EXERCISE DESCRIPTION
Show all lines of the listing that hold the word "matplotlib".

--- Start ---

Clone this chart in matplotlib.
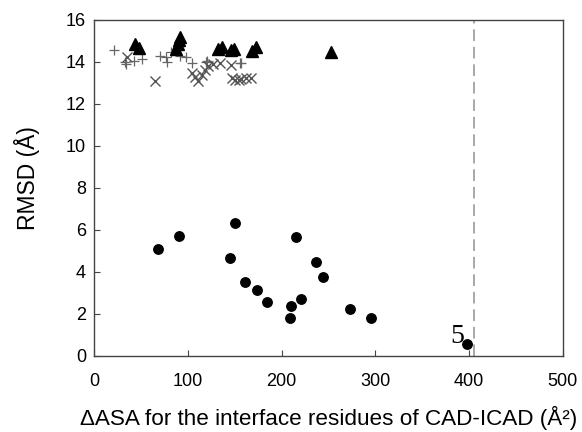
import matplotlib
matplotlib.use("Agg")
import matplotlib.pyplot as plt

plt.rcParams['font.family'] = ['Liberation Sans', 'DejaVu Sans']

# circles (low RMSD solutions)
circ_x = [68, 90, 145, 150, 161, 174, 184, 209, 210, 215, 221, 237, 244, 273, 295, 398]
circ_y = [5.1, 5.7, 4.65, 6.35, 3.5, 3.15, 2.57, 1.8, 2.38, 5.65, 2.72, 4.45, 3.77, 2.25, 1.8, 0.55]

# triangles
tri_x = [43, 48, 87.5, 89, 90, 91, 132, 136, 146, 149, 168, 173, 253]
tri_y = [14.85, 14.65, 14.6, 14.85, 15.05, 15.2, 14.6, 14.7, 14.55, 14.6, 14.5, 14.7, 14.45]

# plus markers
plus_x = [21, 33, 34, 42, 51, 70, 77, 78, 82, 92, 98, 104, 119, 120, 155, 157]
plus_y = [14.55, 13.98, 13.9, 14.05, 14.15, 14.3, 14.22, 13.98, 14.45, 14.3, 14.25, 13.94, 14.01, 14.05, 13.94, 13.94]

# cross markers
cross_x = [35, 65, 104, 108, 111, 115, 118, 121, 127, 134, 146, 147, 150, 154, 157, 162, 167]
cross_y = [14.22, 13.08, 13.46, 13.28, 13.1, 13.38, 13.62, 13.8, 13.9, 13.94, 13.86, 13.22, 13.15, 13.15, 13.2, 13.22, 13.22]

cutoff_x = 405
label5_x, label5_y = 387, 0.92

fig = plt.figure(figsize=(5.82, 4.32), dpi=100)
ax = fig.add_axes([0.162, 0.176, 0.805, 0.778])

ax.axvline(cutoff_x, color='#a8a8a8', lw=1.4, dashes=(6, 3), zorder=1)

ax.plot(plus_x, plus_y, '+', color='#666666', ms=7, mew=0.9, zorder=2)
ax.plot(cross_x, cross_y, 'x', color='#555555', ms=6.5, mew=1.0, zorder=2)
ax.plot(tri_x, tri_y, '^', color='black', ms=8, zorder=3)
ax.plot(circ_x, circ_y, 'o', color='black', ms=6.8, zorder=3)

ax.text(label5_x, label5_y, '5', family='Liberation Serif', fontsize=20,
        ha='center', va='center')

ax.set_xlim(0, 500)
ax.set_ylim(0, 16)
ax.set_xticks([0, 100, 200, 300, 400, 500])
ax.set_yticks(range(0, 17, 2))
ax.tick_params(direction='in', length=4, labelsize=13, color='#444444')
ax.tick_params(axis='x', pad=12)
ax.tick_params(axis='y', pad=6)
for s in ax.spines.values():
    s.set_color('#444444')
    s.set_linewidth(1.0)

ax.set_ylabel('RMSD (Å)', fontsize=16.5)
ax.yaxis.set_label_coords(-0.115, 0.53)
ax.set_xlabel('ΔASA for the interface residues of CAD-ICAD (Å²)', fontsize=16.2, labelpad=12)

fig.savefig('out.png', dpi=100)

--- End ---

TASK RESULT
Clone this chart in matplotlib.
import matplotlib
matplotlib.use("Agg")
import matplotlib.pyplot as plt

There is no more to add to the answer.